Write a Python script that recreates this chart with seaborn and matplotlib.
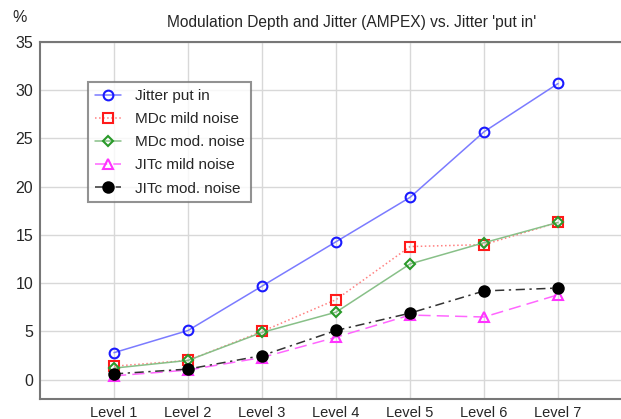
import matplotlib
matplotlib.use("Agg")
import matplotlib.pyplot as plt
import seaborn as sns
import pandas as pd
import numpy as np

levels = ["Level 1", "Level 2", "Level 3", "Level 4", "Level 5", "Level 6", "Level 7"]
jitter_put_in = [2.8, 5.1, 9.7, 14.3, 18.9, 25.7, 30.7]
mdc_mild = [1.4, 2.0, 5.0, 8.3, 13.8, 14.0, 16.3]
mdc_mod = [1.2, 2.0, 4.9, 7.0, 12.0, 14.2, 16.3]
jitc_mild = [0.4, 1.0, 2.3, 4.4, 6.7, 6.5, 8.8]
jitc_mod = [0.6, 1.1, 2.5, 5.1, 6.9, 9.2, 9.5]
y_ticks = [0, 5, 10, 15, 20, 25, 30, 35]

sns.set_theme(style="white")
plt.rcParams['font.family'] = ['Liberation Sans', 'DejaVu Sans']

fig = plt.figure(figsize=(6.21, 4.19), dpi=100)
ax = fig.add_axes([40/621, 1-399/419, 1-40/621, (399-42)/419])

xpos = np.arange(1, len(levels) + 1)
series = [
    ("Jitter put in", jitter_put_in, "#7b7bff", "#1a1aff", "o", "-", "none", 7),
    ("MDc mild noise", mdc_mild, "#ff8080", "#ff1a1a", "s", ":", "none", 7),
    ("MDc mod. noise", mdc_mod, "#88c088", "#2a9a2a", "D", "-", "none", 5.5),
    ("JITc mild noise", jitc_mild, "#ff66ff", "#ff33ff", "^", (0, (8, 4)), "none", 7.5),
    ("JITc mod. noise", jitc_mod, "#333333", "#000000", "o", (0, (6, 3, 1.5, 3)), "#000000", 7.5),
]
for name, vals, lc, mc, mk, ls, mfc, ms in series:
    df = pd.DataFrame({"x": xpos, "y": vals})
    sns.lineplot(data=df, x="x", y="y", ax=ax, color=lc, linestyle=ls, linewidth=1.1,
                 marker=mk, markersize=ms, markeredgecolor=mc,
                 markerfacecolor=mfc if mfc != "none" else "white", markeredgewidth=1.5,
                 label=name)
    if mfc == "none":
        ax.lines[-1].set_markerfacecolor("none")

ax.set_xlim(0, 7.85)
ax.set_ylim(-2, 35)
ax.set_xticks(xpos)
ax.set_xticklabels(levels, fontsize=10.5)
ax.set_yticks(y_ticks)
ax.set_yticklabels([str(t) for t in y_ticks], fontsize=11.5)
ax.set_xlabel("")
ax.set_ylabel("")
ax.grid(True, color="#d8d8d8", linewidth=1)
ax.set_axisbelow(True)
for s in ["left", "bottom", "top"]:
    ax.spines[s].set_color("#777777")
    ax.spines[s].set_linewidth(1.5)
ax.spines["right"].set_visible(False)
ax.tick_params(axis="both", length=3, direction="in", color="#777777", pad=5)

fig.text(352/621, 1-22/419, "Modulation Depth and Jitter (AMPEX) vs. Jitter 'put in'",
         ha="center", va="center", fontsize=11.2)
fig.text(12/621, 1-18/419, "%", ha="left", va="center", fontsize=11.5)

leg = ax.legend(loc="upper left", bbox_to_anchor=((88-40)/581, (399-82)/357),
                frameon=True, fancybox=False, fontsize=11, borderpad=0.45,
                handlelength=1.7, handletextpad=0.9, labelspacing=0.6, borderaxespad=0)
leg.get_frame().set_edgecolor("#777777")
leg.get_frame().set_linewidth(1.5)

fig.savefig("out.png", dpi=100)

**WHAT IS EXPECTED:**
Please quote the lines of the material, beginning with the first and ending with the one that contains "ax = fig.add_axes([40/621, 1-399/419, 1-40/621, (399-42)/419])", exactly as written and without any pictures.

**ANSWER IN FULL:**
Write a Python script that recreates this chart with seaborn and matplotlib.
import matplotlib
matplotlib.use("Agg")
import matplotlib.pyplot as plt
import seaborn as sns
import pandas as pd
import numpy as np

levels = ["Level 1", "Level 2", "Level 3", "Level 4", "Level 5", "Level 6", "Level 7"]
jitter_put_in = [2.8, 5.1, 9.7, 14.3, 18.9, 25.7, 30.7]
mdc_mild = [1.4, 2.0, 5.0, 8.3, 13.8, 14.0, 16.3]
mdc_mod = [1.2, 2.0, 4.9, 7.0, 12.0, 14.2, 16.3]
jitc_mild = [0.4, 1.0, 2.3, 4.4, 6.7, 6.5, 8.8]
jitc_mod = [0.6, 1.1, 2.5, 5.1, 6.9, 9.2, 9.5]
y_ticks = [0, 5, 10, 15, 20, 25, 30, 35]

sns.set_theme(style="white")
plt.rcParams['font.family'] = ['Liberation Sans', 'DejaVu Sans']

fig = plt.figure(figsize=(6.21, 4.19), dpi=100)
ax = fig.add_axes([40/621, 1-399/419, 1-40/621, (399-42)/419])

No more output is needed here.